You see, the Republican Party doesn’t really need to win elections—at least not often. You see, they have a secret weapon: the Democratic Party.
Don’t forget the delivery system; the “mainstream media”; so desperate for Both Sides to Do It that they are unable to say simply that the GOP as presently constituted is a kind of American Taliban.
The DLC would never have gotten any traction in the party had not the reportage made holding on to the New Deal so difficult. Programs that had bipartisan approval in 1958 were suddenly welfare queens and black bucks buying steaks with food stamps.
The Democrats didn’t become what they are without a hell of a lot of pressure from the people reporting and commenting on U.S. politics. Shame on the party for not resisting that pressure. But the pressure was and is a huge part of the story, and you can’t really even begin to think about a better politics in the U.S. without first creating a better news media…

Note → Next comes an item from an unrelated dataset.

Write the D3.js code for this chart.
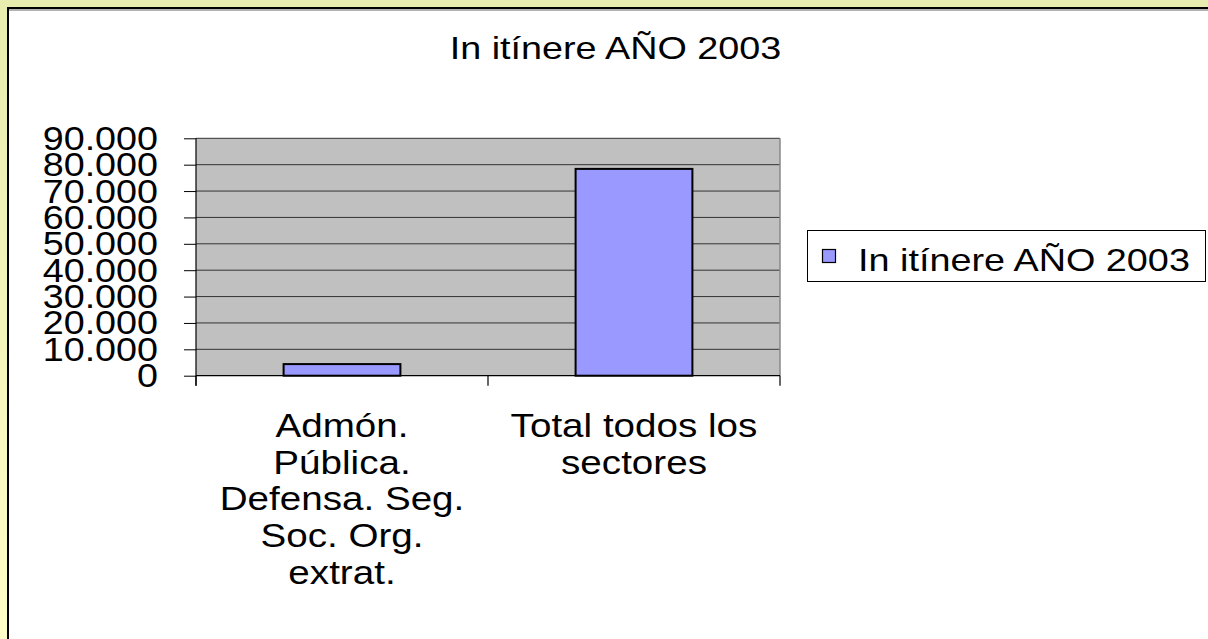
<!DOCTYPE html>
<html><head><meta charset="utf-8">
<script src="https://cdn.jsdelivr.net/npm/d3@7"></script>
<style>html,body{margin:0;padding:0;background:#fff;}svg{display:block;}</style>
</head><body>
<script>
const title = "In itínere AÑO 2003";
const seriesName = "In itínere AÑO 2003";
const categories = [
  ["Admón.", "Pública.", "Defensa. Seg.", "Soc. Org.", "extrat."],
  ["Total todos los", "sectores"]
];
const values = [4400, 78400];
const yTicks = [0, 10000, 20000, 30000, 40000, 50000, 60000, 70000, 80000, 90000];

(function () {
const W = 1208, H = 639;
const svg = d3.select("body").append("svg").attr("width", W).attr("height", H);
const defs = svg.append("defs");
const grad = defs.append("linearGradient").attr("id", "bg").attr("x1", 0).attr("y1", 0).attr("x2", 0).attr("y2", 1);
grad.append("stop").attr("offset", "0%").attr("stop-color", "#e8ecae");
grad.append("stop").attr("offset", "100%").attr("stop-color", "#fffdc8");
svg.append("rect").attr("width", W).attr("height", H).attr("fill", "url(#bg)");
svg.append("rect").attr("x", 8).attr("y", 8).attr("width", W + 10).attr("height", H + 10)
  .attr("fill", "#fff");
svg.append("line").attr("x1", 8).attr("x2", W).attr("y1", 10).attr("y2", 10).attr("stroke", "#999").attr("stroke-width", 1.5);
svg.append("line").attr("x1", 7).attr("x2", W).attr("y1", 8).attr("y2", 8).attr("stroke", "#000").attr("stroke-width", 2);
svg.append("line").attr("x1", 8).attr("x2", 8).attr("y1", 7).attr("y2", H).attr("stroke", "#000").attr("stroke-width", 2);

const font = "Liberation Sans, Arial, sans-serif";
function stext(g, x, y, txt, size, sx, anchor) {
  return g.append("text")
    .attr("transform", `translate(${x},${y}) scale(${sx},1)`)
    .attr("text-anchor", anchor)
    .attr("font-family", font).attr("font-size", size).attr("fill", "#000")
    .text(txt);
}

// Title
stext(svg, 615.5, 59, title, 32, 1.18, "middle");

const pLeft = 196, pRight = 780, pTop = 138.3, pBottom = 375.7;
const x = d3.scaleBand().domain(d3.range(values.length)).range([pLeft, pRight]).paddingInner(0.6).paddingOuter(0.3);
const y = d3.scaleLinear().domain([0, 90000]).range([pBottom, pTop]);

// plot bg
svg.append("rect").attr("x", pLeft).attr("y", pTop).attr("width", pRight - pLeft).attr("height", pBottom - pTop).attr("fill", "#c0c0c0");
// gridlines
svg.append("g").selectAll("line").data(yTicks.filter(d => d > 0)).join("line")
  .attr("x1", pLeft).attr("x2", pRight).attr("y1", d => y(d)).attr("y2", d => y(d))
  .attr("stroke", "#333").attr("stroke-width", 1);
// right border
svg.append("line").attr("x1", pRight).attr("x2", pRight).attr("y1", pTop).attr("y2", pBottom).attr("stroke", "#888").attr("stroke-width", 1.5);

// bars
svg.append("g").selectAll("rect").data(values).join("rect")
  .attr("x", (d, i) => x(i)).attr("width", x.bandwidth())
  .attr("y", d => y(d)).attr("height", d => y(0) - y(d))
  .attr("fill", "#9999ff").attr("stroke", "#000").attr("stroke-width", 2);

// y axis
const yAxis = d3.axisLeft(y).tickValues(yTicks).tickSize(12).tickFormat("");
const gy = svg.append("g").attr("transform", `translate(${pLeft},0)`).call(yAxis);
gy.select(".domain").remove();
gy.selectAll(".tick line").attr("stroke", "#000");
svg.append("line").attr("x1", pLeft).attr("x2", pLeft).attr("y1", pTop).attr("y2", pBottom + 10).attr("stroke", "#000").attr("stroke-width", 1.2);
const fmt = d => d3.format(",")(d).replace(/,/g, ".");
yTicks.forEach(t => stext(svg, 158, y(t) + 11.5, fmt(t), 32.5, 1.16, "end"));

// x axis
svg.append("line").attr("x1", pLeft).attr("x2", pRight).attr("y1", pBottom).attr("y2", pBottom).attr("stroke", "#000").attr("stroke-width", 1.2);
const xTickPos = d3.range(values.length + 1).map(i => pLeft + i * ((pRight - pLeft) / values.length));
svg.append("g").selectAll("line").data(xTickPos).join("line")
  .attr("x1", d => d).attr("x2", d => d).attr("y1", pBottom).attr("y2", pBottom + 10)
  .attr("stroke", "#000").attr("stroke-width", 1.2);
categories.forEach((lines, i) => {
  const cx = x(i) + x.bandwidth() / 2;
  lines.forEach((ln, j) => stext(svg, cx, 437 + j * 36.7, ln, 33, 1.17, "middle"));
});

// legend
svg.append("rect").attr("x", 807.5).attr("y", 230.5).attr("width", 398).attr("height", 51)
  .attr("fill", "#fff").attr("stroke", "#000").attr("stroke-width", 1);
svg.append("rect").attr("x", 822.5).attr("y", 249.5).attr("width", 13).attr("height", 13)
  .attr("fill", "#9999ff").attr("stroke", "#000").attr("stroke-width", 1.2);
stext(svg, 858, 270.5, seriesName, 31.5, 1.2, "start");
})();
</script>
</body></html>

Absolutely. I would go further (and have in other articles). The truth is that among elite reporters and editors, the DLC was the party they always wanted. The GOP may be the part of the top 0.1%, but the New Democrats were the party of the top 10%. If you’re William Saletan, this system works very well for you, so you think it is just “common sense” and that all your advocacy for your own class interest is just being objective.